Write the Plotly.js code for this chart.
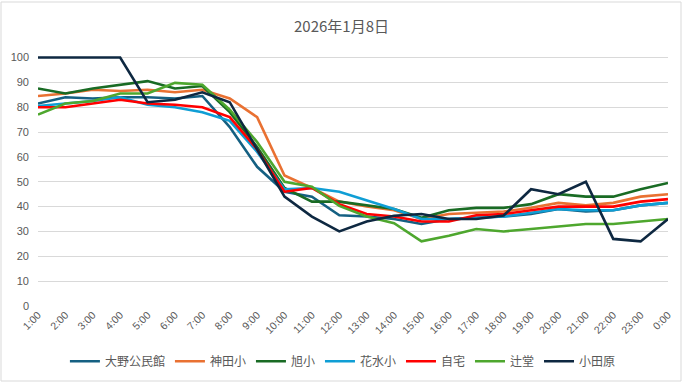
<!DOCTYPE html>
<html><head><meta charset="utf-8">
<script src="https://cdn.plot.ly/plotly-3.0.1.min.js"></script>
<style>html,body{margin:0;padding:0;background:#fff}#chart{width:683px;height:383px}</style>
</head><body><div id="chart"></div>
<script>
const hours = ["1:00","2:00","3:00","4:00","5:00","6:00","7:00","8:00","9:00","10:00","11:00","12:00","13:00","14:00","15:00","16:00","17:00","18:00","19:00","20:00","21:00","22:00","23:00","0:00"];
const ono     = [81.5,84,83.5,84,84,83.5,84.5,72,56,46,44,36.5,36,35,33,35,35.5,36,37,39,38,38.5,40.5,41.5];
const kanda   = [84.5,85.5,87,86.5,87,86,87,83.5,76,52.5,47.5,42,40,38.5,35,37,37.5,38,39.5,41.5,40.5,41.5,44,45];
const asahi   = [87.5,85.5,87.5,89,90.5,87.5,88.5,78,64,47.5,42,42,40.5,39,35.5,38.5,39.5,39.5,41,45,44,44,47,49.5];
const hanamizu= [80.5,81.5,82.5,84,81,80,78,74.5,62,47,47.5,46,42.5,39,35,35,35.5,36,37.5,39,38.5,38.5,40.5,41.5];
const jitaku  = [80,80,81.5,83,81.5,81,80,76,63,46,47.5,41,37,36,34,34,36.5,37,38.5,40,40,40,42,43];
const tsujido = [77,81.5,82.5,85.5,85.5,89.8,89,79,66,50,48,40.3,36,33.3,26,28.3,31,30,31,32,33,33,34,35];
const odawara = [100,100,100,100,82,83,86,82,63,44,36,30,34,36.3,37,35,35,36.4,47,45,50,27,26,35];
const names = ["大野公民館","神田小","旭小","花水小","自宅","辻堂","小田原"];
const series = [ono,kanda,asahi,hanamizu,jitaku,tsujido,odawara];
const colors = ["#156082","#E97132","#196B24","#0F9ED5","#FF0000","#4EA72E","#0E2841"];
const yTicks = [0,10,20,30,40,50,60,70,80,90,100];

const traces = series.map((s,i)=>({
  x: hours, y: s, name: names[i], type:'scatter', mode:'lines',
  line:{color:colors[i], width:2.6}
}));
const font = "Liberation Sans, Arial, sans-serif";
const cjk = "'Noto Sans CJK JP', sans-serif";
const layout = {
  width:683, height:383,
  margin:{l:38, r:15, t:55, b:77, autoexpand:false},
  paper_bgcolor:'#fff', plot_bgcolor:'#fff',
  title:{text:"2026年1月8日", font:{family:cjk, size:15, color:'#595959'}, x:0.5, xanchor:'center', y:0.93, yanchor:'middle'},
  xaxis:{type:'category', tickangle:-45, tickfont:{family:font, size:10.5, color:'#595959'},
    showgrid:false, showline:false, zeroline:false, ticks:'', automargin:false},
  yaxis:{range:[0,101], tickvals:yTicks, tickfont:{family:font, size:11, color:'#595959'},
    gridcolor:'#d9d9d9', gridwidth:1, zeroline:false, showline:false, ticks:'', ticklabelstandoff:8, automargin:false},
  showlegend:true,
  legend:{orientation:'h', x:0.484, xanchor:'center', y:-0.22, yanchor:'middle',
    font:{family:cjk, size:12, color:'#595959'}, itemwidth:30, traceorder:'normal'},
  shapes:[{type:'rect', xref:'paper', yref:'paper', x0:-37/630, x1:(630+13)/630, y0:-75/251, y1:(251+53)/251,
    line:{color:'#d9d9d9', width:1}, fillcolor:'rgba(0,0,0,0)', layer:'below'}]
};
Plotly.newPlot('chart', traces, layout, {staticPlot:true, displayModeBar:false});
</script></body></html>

^^^^^^^^

__GIVEN INSTRUCTION__. Make an exact copy of the whole listing, but don't bring over any pictures.

__THE RESULT__.
Write the Plotly.js code for this chart.
<!DOCTYPE html>
<html><head><meta charset="utf-8">
<script src="https://cdn.plot.ly/plotly-3.0.1.min.js"></script>
<style>html,body{margin:0;padding:0;background:#fff}#chart{width:683px;height:383px}</style>
</head><body><div id="chart"></div>
<script>
const hours = ["1:00","2:00","3:00","4:00","5:00","6:00","7:00","8:00","9:00","10:00","11:00","12:00","13:00","14:00","15:00","16:00","17:00","18:00","19:00","20:00","21:00","22:00","23:00","0:00"];
const ono     = [81.5,84,83.5,84,84,83.5,84.5,72,56,46,44,36.5,36,35,33,35,35.5,36,37,39,38,38.5,40.5,41.5];
const kanda   = [84.5,85.5,87,86.5,87,86,87,83.5,76,52.5,47.5,42,40,38.5,35,37,37.5,38,39.5,41.5,40.5,41.5,44,45];
const asahi   = [87.5,85.5,87.5,89,90.5,87.5,88.5,78,64,47.5,42,42,40.5,39,35.5,38.5,39.5,39.5,41,45,44,44,47,49.5];
const hanamizu= [80.5,81.5,82.5,84,81,80,78,74.5,62,47,47.5,46,42.5,39,35,35,35.5,36,37.5,39,38.5,38.5,40.5,41.5];
const jitaku  = [80,80,81.5,83,81.5,81,80,76,63,46,47.5,41,37,36,34,34,36.5,37,38.5,40,40,40,42,43];
const tsujido = [77,81.5,82.5,85.5,85.5,89.8,89,79,66,50,48,40.3,36,33.3,26,28.3,31,30,31,32,33,33,34,35];
const odawara = [100,100,100,100,82,83,86,82,63,44,36,30,34,36.3,37,35,35,36.4,47,45,50,27,26,35];
const names = ["大野公民館","神田小","旭小","花水小","自宅","辻堂","小田原"];
const series = [ono,kanda,asahi,hanamizu,jitaku,tsujido,odawara];
const colors = ["#156082","#E97132","#196B24","#0F9ED5","#FF0000","#4EA72E","#0E2841"];
const yTicks = [0,10,20,30,40,50,60,70,80,90,100];

const traces = series.map((s,i)=>({
  x: hours, y: s, name: names[i], type:'scatter', mode:'lines',
  line:{color:colors[i], width:2.6}
}));
const font = "Liberation Sans, Arial, sans-serif";
const cjk = "'Noto Sans CJK JP', sans-serif";
const layout = {
  width:683, height:383,
  margin:{l:38, r:15, t:55, b:77, autoexpand:false},
  paper_bgcolor:'#fff', plot_bgcolor:'#fff',
  title:{text:"2026年1月8日", font:{family:cjk, size:15, color:'#595959'}, x:0.5, xanchor:'center', y:0.93, yanchor:'middle'},
  xaxis:{type:'category', tickangle:-45, tickfont:{family:font, size:10.5, color:'#595959'},
    showgrid:false, showline:false, zeroline:false, ticks:'', automargin:false},
  yaxis:{range:[0,101], tickvals:yTicks, tickfont:{family:font, size:11, color:'#595959'},
    gridcolor:'#d9d9d9', gridwidth:1, zeroline:false, showline:false, ticks:'', ticklabelstandoff:8, automargin:false},
  showlegend:true,
  legend:{orientation:'h', x:0.484, xanchor:'center', y:-0.22, yanchor:'middle',
    font:{family:cjk, size:12, color:'#595959'}, itemwidth:30, traceorder:'normal'},
  shapes:[{type:'rect', xref:'paper', yref:'paper', x0:-37/630, x1:(630+13)/630, y0:-75/251, y1:(251+53)/251,
    line:{color:'#d9d9d9', width:1}, fillcolor:'rgba(0,0,0,0)', layer:'below'}]
};
Plotly.newPlot('chart', traces, layout, {staticPlot:true, displayModeBar:false});
</script></body></html>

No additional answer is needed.